### What is being asked
Skip all pictures. Write out the data below from its first line through the line that contains "const LABEL_FONT = 'DejaVu Sans';".

* START *

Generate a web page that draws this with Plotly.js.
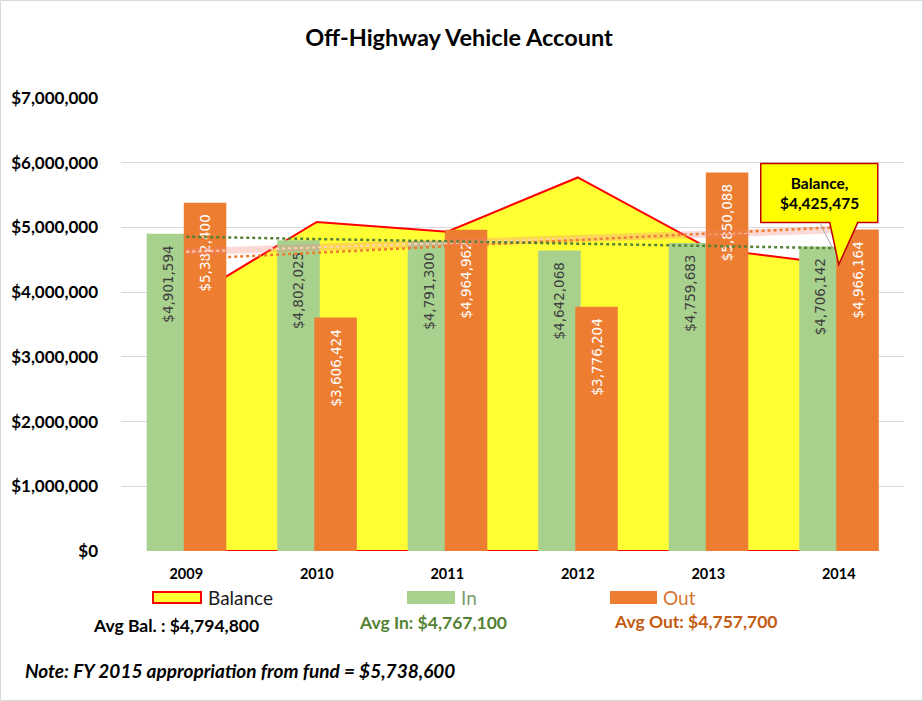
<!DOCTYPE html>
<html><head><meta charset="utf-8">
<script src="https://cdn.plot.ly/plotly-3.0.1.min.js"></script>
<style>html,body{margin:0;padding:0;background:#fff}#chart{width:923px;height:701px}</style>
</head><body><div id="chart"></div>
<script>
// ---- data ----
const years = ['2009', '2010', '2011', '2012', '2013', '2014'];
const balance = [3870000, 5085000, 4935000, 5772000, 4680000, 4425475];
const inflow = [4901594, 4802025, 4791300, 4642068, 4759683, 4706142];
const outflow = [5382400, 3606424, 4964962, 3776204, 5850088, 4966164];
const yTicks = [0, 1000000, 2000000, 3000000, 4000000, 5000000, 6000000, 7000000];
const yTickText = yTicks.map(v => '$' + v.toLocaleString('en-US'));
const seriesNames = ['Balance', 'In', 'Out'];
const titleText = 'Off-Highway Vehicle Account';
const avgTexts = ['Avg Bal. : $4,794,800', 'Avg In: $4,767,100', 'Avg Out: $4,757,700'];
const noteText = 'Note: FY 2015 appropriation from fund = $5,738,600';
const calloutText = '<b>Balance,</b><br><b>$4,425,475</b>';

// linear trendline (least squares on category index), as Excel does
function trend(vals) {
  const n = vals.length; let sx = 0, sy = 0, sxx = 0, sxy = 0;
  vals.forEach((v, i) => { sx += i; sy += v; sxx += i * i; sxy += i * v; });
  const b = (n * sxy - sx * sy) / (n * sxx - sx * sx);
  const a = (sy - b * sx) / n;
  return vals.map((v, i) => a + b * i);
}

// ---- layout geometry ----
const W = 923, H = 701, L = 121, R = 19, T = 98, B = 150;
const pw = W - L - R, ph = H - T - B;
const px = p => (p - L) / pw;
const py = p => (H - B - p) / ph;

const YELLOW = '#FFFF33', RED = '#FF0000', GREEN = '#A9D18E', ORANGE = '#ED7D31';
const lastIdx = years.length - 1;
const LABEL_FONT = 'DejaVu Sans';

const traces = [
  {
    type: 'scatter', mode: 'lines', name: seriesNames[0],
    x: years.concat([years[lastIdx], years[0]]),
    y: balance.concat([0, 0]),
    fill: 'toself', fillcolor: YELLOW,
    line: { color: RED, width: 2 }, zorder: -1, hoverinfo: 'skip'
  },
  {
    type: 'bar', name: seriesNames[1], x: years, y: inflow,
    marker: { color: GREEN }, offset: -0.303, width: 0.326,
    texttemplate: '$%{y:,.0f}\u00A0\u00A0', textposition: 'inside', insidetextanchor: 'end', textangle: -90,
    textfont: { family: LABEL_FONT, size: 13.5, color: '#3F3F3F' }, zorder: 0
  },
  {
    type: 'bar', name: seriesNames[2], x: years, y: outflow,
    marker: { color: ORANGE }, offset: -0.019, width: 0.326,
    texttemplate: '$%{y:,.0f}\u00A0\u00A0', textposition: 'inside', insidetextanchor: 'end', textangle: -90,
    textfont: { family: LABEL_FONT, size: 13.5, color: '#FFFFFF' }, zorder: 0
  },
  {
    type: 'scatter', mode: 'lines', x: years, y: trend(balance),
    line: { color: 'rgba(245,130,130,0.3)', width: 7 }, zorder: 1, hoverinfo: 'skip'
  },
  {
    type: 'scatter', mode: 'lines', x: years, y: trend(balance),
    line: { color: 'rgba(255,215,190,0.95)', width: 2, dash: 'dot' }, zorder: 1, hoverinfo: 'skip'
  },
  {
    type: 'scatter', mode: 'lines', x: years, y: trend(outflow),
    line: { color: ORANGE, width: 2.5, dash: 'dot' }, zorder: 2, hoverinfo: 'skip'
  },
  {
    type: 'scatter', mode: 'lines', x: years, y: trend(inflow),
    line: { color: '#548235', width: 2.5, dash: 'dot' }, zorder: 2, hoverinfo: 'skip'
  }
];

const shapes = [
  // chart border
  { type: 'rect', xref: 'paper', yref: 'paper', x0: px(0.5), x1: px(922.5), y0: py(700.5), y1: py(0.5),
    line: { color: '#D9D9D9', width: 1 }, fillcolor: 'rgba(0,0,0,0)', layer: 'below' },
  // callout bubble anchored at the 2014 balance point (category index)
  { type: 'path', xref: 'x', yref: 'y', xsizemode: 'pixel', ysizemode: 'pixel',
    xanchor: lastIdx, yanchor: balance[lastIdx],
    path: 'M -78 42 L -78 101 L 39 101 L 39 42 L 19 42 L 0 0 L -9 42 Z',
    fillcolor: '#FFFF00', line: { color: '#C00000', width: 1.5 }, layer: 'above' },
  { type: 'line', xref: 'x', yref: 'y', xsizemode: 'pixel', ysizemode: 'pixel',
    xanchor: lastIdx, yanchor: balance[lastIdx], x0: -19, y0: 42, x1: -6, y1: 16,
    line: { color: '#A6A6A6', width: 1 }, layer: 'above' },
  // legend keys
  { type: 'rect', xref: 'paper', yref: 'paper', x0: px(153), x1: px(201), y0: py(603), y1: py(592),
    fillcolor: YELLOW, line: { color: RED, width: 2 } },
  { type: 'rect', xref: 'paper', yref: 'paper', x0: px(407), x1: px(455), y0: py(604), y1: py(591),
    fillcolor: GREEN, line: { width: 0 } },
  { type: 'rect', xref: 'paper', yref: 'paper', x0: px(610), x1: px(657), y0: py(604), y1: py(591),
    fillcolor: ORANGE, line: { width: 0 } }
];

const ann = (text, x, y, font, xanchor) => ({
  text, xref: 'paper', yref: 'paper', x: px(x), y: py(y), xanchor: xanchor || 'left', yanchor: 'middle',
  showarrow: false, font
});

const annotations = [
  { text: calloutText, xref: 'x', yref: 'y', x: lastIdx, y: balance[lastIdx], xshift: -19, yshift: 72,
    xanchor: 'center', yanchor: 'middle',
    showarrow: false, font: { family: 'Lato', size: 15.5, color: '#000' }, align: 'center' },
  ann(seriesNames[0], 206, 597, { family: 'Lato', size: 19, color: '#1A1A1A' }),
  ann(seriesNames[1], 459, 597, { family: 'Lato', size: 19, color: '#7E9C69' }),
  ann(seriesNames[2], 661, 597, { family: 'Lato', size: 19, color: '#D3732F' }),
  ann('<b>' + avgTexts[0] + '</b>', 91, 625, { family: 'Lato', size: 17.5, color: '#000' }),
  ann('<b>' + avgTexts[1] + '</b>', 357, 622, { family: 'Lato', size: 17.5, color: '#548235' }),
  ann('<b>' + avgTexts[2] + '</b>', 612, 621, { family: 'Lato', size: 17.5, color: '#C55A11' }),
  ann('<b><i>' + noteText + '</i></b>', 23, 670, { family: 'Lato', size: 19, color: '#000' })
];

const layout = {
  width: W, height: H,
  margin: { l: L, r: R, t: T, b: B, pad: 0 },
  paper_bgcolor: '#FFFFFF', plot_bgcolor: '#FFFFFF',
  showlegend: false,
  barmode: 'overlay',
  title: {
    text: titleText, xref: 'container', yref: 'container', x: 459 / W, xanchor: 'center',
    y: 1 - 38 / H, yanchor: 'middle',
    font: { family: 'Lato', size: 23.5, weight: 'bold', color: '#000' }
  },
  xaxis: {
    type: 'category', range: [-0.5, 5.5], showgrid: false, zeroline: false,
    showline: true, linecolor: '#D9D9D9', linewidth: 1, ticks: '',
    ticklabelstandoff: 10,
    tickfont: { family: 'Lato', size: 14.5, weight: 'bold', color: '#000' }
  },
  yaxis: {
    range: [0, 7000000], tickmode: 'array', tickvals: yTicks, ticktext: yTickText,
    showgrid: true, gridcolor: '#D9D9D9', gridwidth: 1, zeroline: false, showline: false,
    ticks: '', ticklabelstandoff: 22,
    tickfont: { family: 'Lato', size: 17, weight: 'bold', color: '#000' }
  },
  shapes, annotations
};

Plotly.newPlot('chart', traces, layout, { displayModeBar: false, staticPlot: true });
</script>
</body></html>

* END *

### Reply
Generate a web page that draws this with Plotly.js.
<!DOCTYPE html>
<html><head><meta charset="utf-8">
<script src="https://cdn.plot.ly/plotly-3.0.1.min.js"></script>
<style>html,body{margin:0;padding:0;background:#fff}#chart{width:923px;height:701px}</style>
</head><body><div id="chart"></div>
<script>
// ---- data ----
const years = ['2009', '2010', '2011', '2012', '2013', '2014'];
const balance = [3870000, 5085000, 4935000, 5772000, 4680000, 4425475];
const inflow = [4901594, 4802025, 4791300, 4642068, 4759683, 4706142];
const outflow = [5382400, 3606424, 4964962, 3776204, 5850088, 4966164];
const yTicks = [0, 1000000, 2000000, 3000000, 4000000, 5000000, 6000000, 7000000];
const yTickText = yTicks.map(v => '$' + v.toLocaleString('en-US'));
const seriesNames = ['Balance', 'In', 'Out'];
const titleText = 'Off-Highway Vehicle Account';
const avgTexts = ['Avg Bal. : $4,794,800', 'Avg In: $4,767,100', 'Avg Out: $4,757,700'];
const noteText = 'Note: FY 2015 appropriation from fund = $5,738,600';
const calloutText = '<b>Balance,</b><br><b>$4,425,475</b>';

// linear trendline (least squares on category index), as Excel does
function trend(vals) {
  const n = vals.length; let sx = 0, sy = 0, sxx = 0, sxy = 0;
  vals.forEach((v, i) => { sx += i; sy += v; sxx += i * i; sxy += i * v; });
  const b = (n * sxy - sx * sy) / (n * sxx - sx * sx);
  const a = (sy - b * sx) / n;
  return vals.map((v, i) => a + b * i);
}

// ---- layout geometry ----
const W = 923, H = 701, L = 121, R = 19, T = 98, B = 150;
const pw = W - L - R, ph = H - T - B;
const px = p => (p - L) / pw;
const py = p => (H - B - p) / ph;

const YELLOW = '#FFFF33', RED = '#FF0000', GREEN = '#A9D18E', ORANGE = '#ED7D31';
const lastIdx = years.length - 1;
const LABEL_FONT = 'DejaVu Sans';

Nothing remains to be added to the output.